Chennai: In what is being seen as a big respite, the groundwater table in the city has considerably increased in July, bringing cheer to water managers. A study conducted by the city-based organisation Rain Centre, suggested that government implement the rain water harvesting system (RWHS) in 2003, shows a slight increase in the groundwater table in July. Data accessed by DC reveals that the members conducted a groundwater study in 88 monitoring wells across the city and when comparing July 2016 and 2017, the water table shows a notable increase with only some places drying up.
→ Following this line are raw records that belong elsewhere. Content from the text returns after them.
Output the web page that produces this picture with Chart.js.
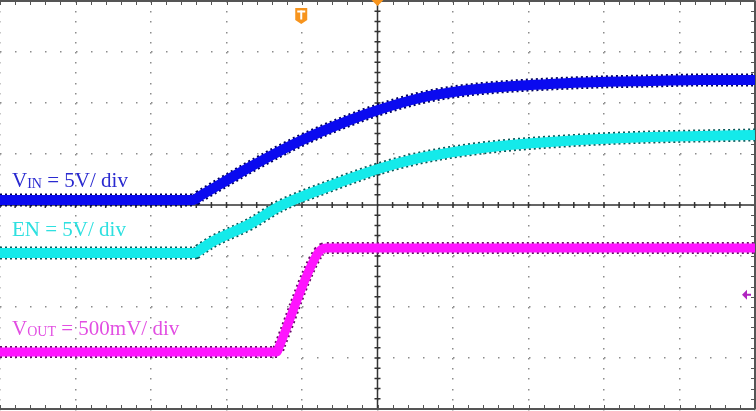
<!DOCTYPE html>
<html>
<head>
<meta charset="utf-8">
<script src="https://cdn.jsdelivr.net/npm/chart.js@4.4.1/dist/chart.umd.min.js"></script>
<style>
  html, body { margin: 0; padding: 0; background: #fff; }
  #wrap { position: relative; width: 756px; height: 411px; overflow: hidden; }
  canvas { position: absolute; left: 0; top: 0; }
  .lbl { position: absolute; left: 12px; font-family: "Liberation Serif", "Times New Roman", serif;
         font-size: 21px; line-height: 1; white-space: nowrap; }
  .lbl sub { font-size: 14px; vertical-align: -1px; line-height: 1; }
</style>
</head>
<body>
<div id="wrap">
  <canvas id="scope" width="756" height="411"></canvas>
  <div class="lbl" style="top:170px;color:#2a2ad0">V<sub>IN</sub> = 5V/ div</div>
  <div class="lbl" style="top:219px;color:#2ee0e0">EN = 5V/ div</div>
  <div class="lbl" style="top:318px;color:#e24ee2">V<sub>OUT</sub> = 500mV/ div</div>
</div>
<script>
// time axis in divisions (10 div across), amplitude in divisions (8 div tall, 0 = bottom)
const vinTime = [0, 2.556, 2.66, 3.311, 3.974, 4.636, 5.007, 5.563, 6.093, 6.623, 7.285, 7.947, 8.609, 9.272, 10];
const vinVal  = [4.098, 4.098, 4.187, 4.745, 5.255, 5.667, 5.863, 6.098, 6.235, 6.314, 6.373, 6.412, 6.431, 6.451, 6.451];

const enTime = [0, 2.583, 2.65, 2.808, 3.311, 3.709, 4.371, 5.007, 5.563, 6.093, 6.623, 7.285, 7.947, 8.609, 9.272, 10];
const enVal  = [3.059, 3.059, 3.123, 3.275, 3.627, 3.980, 4.373, 4.706, 4.922, 5.059, 5.157, 5.235, 5.294, 5.333, 5.353, 5.373];

const voutTime = [0, 3.669, 3.70, 4.212, 4.318, 10];
const voutVal  = [1.118, 1.118, 1.229, 3.059, 3.157, 3.157];

// trigger markers
const trigTime = 3.99;
const trigLevel = 2.24;

function pts(xs, ys) {
  return xs.map((x, i) => ({ x: x, y: ys[i] }));
}

// each trace: speckled dark edge (dashed, wide) under a bright core
function trace(xs, ys, color, width, order, dash) {
  return {
    data: pts(xs, ys),
    borderColor: color,
    borderWidth: width,
    borderDash: dash || [],
    pointRadius: 0,
    fill: false,
    cubicInterpolationMode: 'monotone',
    order: order,
    borderJoinStyle: 'round',
    borderCapStyle: 'butt'
  };
}

const gridPlugin = {
  id: 'scopeGrid',
  beforeDatasetsDraw(chart) {
    const ctx = chart.ctx;
    const sx = chart.scales.x, sy = chart.scales.y;
    const X = v => sx.getPixelForValue(v);
    const Y = v => sy.getPixelForValue(v);
    ctx.save();
    // dotted major grid
    ctx.fillStyle = '#8c8c8c';
    for (let i = 0; i <= 10; i++) {
      for (let j = 0; j <= 40; j++) ctx.fillRect(Math.round(X(i)) - 1, Math.round(Y(j / 5)), 1.5, 1.5);
    }
    for (let j = 0; j <= 8; j++) {
      for (let k = 0; k <= 50; k++) ctx.fillRect(Math.round(X(k / 5)), Math.round(Y(j)) - 1, 1.5, 1.5);
    }
    // centre axes with minor ticks
    ctx.strokeStyle = '#333';
    ctx.lineWidth = 1.5;
    ctx.beginPath();
    ctx.moveTo(X(5), Y(8)); ctx.lineTo(X(5), Y(0));
    ctx.moveTo(X(0), Y(4)); ctx.lineTo(X(10), Y(4));
    for (let j = 0; j <= 40; j++) { ctx.moveTo(X(5) - 3, Y(j / 5)); ctx.lineTo(X(5) + 3, Y(j / 5)); }
    for (let k = 0; k <= 50; k++) { ctx.moveTo(X(k / 5), Y(4) - 3); ctx.lineTo(X(k / 5), Y(4) + 3); }
    ctx.stroke();
    // frame with ticks
    ctx.strokeStyle = '#555';
    ctx.lineWidth = 2;
    ctx.beginPath();
    ctx.moveTo(X(0), Y(8)); ctx.lineTo(X(10), Y(8));
    ctx.moveTo(X(0), Y(0)); ctx.lineTo(X(10), Y(0));
    ctx.moveTo(X(10), Y(8)); ctx.lineTo(X(10), Y(0));
    ctx.stroke();
    ctx.lineWidth = 1;
    ctx.beginPath();
    for (let k = 0; k <= 50; k++) {
      const x = Math.round(X(k / 5)) + 0.5;
      ctx.moveTo(x, Y(8)); ctx.lineTo(x, Y(8) + 4);
      ctx.moveTo(x, Y(0)); ctx.lineTo(x, Y(0) - 4);
    }
    for (let j = 0; j <= 40; j++) {
      const y = Math.round(Y(j / 5)) + 0.5;
      ctx.moveTo(X(10), y); ctx.lineTo(X(10) - 4, y);
    }
    ctx.stroke();
    ctx.restore();
  },
  afterDatasetsDraw(chart) {
    const ctx = chart.ctx;
    const sx = chart.scales.x, sy = chart.scales.y;
    ctx.save();
    // trigger time "T" badge
    const tx = sx.getPixelForValue(trigTime);
    ctx.fillStyle = '#f7941d';
    ctx.beginPath();
    ctx.moveTo(tx - 6, 8); ctx.lineTo(tx + 6, 8); ctx.lineTo(tx + 6, 20);
    ctx.lineTo(tx, 24); ctx.lineTo(tx - 6, 20); ctx.closePath();
    ctx.fill();
    ctx.fillStyle = '#fff';
    ctx.fillRect(tx - 4, 10.5, 8, 2);
    ctx.fillRect(tx - 1, 10.5, 2, 9);
    // horizontal position marker at top centre
    const cx = sx.getPixelForValue(5);
    ctx.fillStyle = '#f7941d';
    ctx.beginPath();
    ctx.moveTo(cx - 6, 0); ctx.lineTo(cx + 6, 0); ctx.lineTo(cx, 6); ctx.closePath();
    ctx.fill();
    // trigger level arrow on the right
    const ly = sy.getPixelForValue(trigLevel);
    const rx = sx.getPixelForValue(10) - 4;
    ctx.fillStyle = '#b024c0';
    ctx.beginPath();
    ctx.moveTo(rx - 9, ly); ctx.lineTo(rx - 4, ly - 5); ctx.lineTo(rx - 4, ly + 5); ctx.closePath();
    ctx.fill();
    ctx.fillRect(rx - 5, ly - 1, 5, 2);
    ctx.restore();
  }
};

new Chart(document.getElementById('scope'), {
  type: 'line',
  data: {
    datasets: [
      trace(vinTime, vinVal, '#00005e', 13, 2, [2, 3]),
      trace(vinTime, vinVal, '#0a0af0', 10, 1),
      trace(enTime, enVal, '#0a5a5a', 13, 2, [2, 3]),
      trace(enTime, enVal, '#14eaea', 10, 1),
      trace(voutTime, voutVal, '#6a0a6a', 12, 2, [2, 3]),
      trace(voutTime, voutVal, '#ff14ff', 9, 1)
    ]
  },
  options: {
    responsive: false,
    animation: false,
    events: [],
    layout: { padding: { left: 0, right: 1, top: 1, bottom: 2 } },
    plugins: { legend: { display: false }, tooltip: { enabled: false } },
    scales: {
      x: { type: 'linear', min: 0, max: 10, display: false },
      y: { type: 'linear', min: 0, max: 8, display: false }
    }
  },
  plugins: [gridPlugin]
});
</script>
</body>
</html>
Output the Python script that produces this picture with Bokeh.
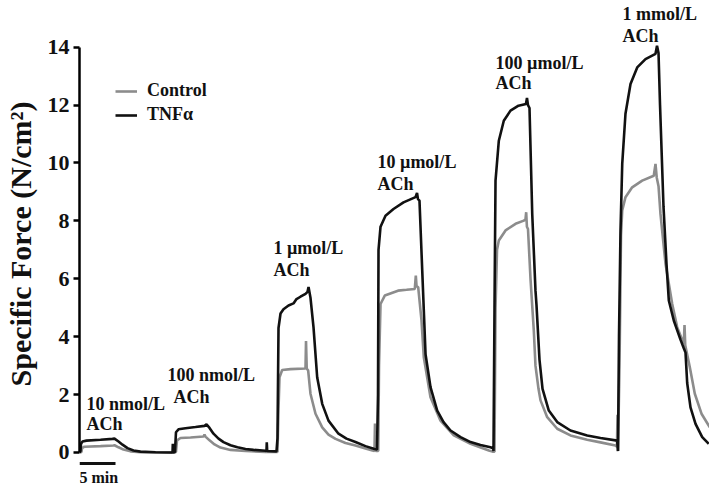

Sources said that the city had not received rain in 2016 due to Vardah cyclone and in 2017, there were only two heavy spells of rain during the northeast monsoon. In such a condition, members of Rain Centre monitoring wells and water table in the city, conducted a groundwater study for July. The study noted that groundwater has slightly increased in places like Anna Nagar, Koyambedu, Vadapalani, Virugambakkam and Cancer Institute. Dr Sekhar Raghavan, director of Rain Centre, told DC, “We have been conducting a groundwater monitoring study since January 2015 and there are 88 monitoring wells across the city where water level and total dissolved solids (TDS) are noted every month. Since there is no summer rain in May, groundwater level in June took a dip. However, the city has been receiving intermittent showers because of which there is a considerable improvement in groundwater level in July. However, there is no groundwater in a couple of wells located in Parthasarathy temple and Mylapore,” Sekhar pointed out. He also suggested that it can be improved if RWHS
is taken more seriously.
Meanwhile, water managers are happy about the increasing ground water level. The Chennai Metropolitan Water Supply and Sewerage Board (CMWSSB), which usually releases details of the ground water table once in four months is also in the process of conducting a study in wells. “Rain Centre’s study relating to ground water is happy news to us. As the city suffered a setback in the last two years in terms of decline in ground water, the study comes as a big relief not only to the CMWSSB, but also to residents of the city,” said an official of the CMWSSB.